Bce, Draghi dice no alla Germania: “La stretta monetaria ora non è giustificata”
In un discorso all’università Goethe di Francoforte Mario Draghi conferma di voler tenere la barra dritta, nessun cambiamento di linea in vista: “La politica monetaria della Bce è pienamente appropriata”, ma nonostante vi siano segnali positivi è ancora troppo presto per dichiarare vittoria sull’inflazione.
Lo stop alla politica espansiva, chiesto dalla Germania, dunque può aspettare: “La ripresa Ue prende forza e si allarga, ma sull’inflazione è troppo presto per cantare vittoria”. Dopo le sue parole l’euro frena subito sul dollaro.
Il presidente della Bundesbank, Jens Weidmann, aveva appena chiesto una riduzione del volume di acquisti di titoli pubblici e privati condotto dalla Bce (Quantitative easing), per tenere conto delle migliori prospettive di inflazione. Draghi ha ammesso che la ripresa europea c’è, “spinta da un circolo virtuoso fra consumi in rialzo, crescita dell’occupazione e redditi da lavoro”. Una ripresa che sta beneficiando l’occupazione, anche nelle economie più colpite dalla crisi, come Italia e Portogallo.
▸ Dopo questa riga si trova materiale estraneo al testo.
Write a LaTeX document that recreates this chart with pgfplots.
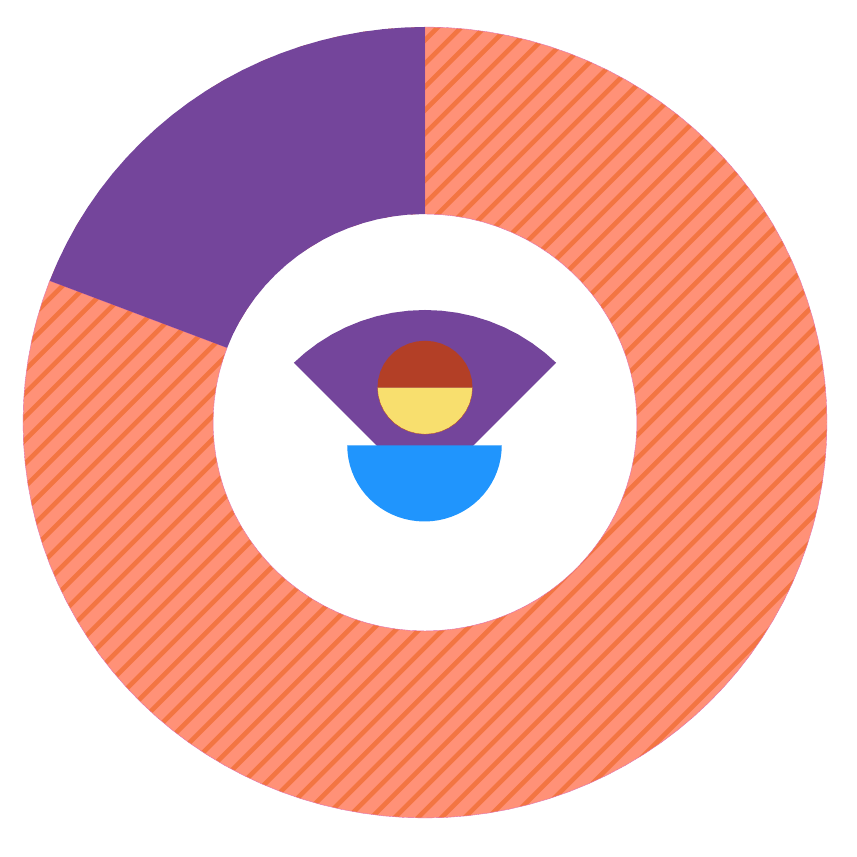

Però non bisogna pensare di aver superato la crisi. Per due motivi: i forti rischi geopolitici e soprattutto la frenata dell’aumento dei prezzi che si è registrata a marzo. Dunque, per ora, niente stretta monetaria.
“Le prospettive per la stabilità dei prezzi restano invariate – osserva Draghi – e“se i tassi di crescita e di occupazione stanno convergendo in tutta l’area dell’euro, nondimeno restano gap sostanziali in termini di livelli. In una grande parte dell’area ci sono ancora forti risorse sottoutilizzate” come dimostrano i gap di crescita negativi e gli alti livelli di disoccupazione. Questo è “naturalmente fondamentale nella nostra valutazione del percorso dell’inflazione, e cioè se vediamo un aggiustamento sostenibile che potrebbe rendere necessaria una riduzione del livello straordinario di accomodamento monetario”.
Draghi ha poi ricordato che la Bce ha definito quattro criteri per valutare il percorso dell’inflazione, e cioè il fatto che l’inflazione complessiva deve muoversi verso un livello vicino, ma inferiore al 2% nel medio termine, secondo che deve essere un fenomeno durevole e in stabilizzazione intorno a questi livelli con un buon grado di affidabilità, in terzo luogo che possa farcela da sola a mantenersi a questi livelli, e cioè anche a fronte di una riduzione del sostegno monetario e, infine, che il tutto valga per l’intera area dell’euro e non per singoli Paesi.
La Bce, ha sottolineato Draghi, “deve vedere segnali di un aumento delle pressioni perchè possa considerare l’inflazione non solo in convergenza ma in via di stabilizzazione intorno al nostro obiettivo”. Finora, tuttavia, “ci sono ben pochi segnali a questo riguardo”. Quindi, “è giustificata la cautela nel valutare quanto sia durevole l’outlook di inflazione”. Perché “si possa avere fiducia in un’inflazione stabile intorno al nostro obiettivo, dovremmo avere chiare conferme di un calo delle risorse sottoutilizzate e che questo si stia trasferendo alla formazione interna dei prezzi”. Per queste ragioni “è chiaro che un continuo sostegno alla domanda resta fondamentale. E questo risponde anche al terzo criterio: non siamo ancora in una fase in cui le dinamiche di inflazione possano essere considerate sostenibili senza il sostegno della politica monetaria. La ripresa dell’inflazione dipende ancora da condizioni di finanziamento molto favorevole a famiglie e imprese che, a loro volta, dipendono dal livello straordinario di accomodamento monetario definito oggi”.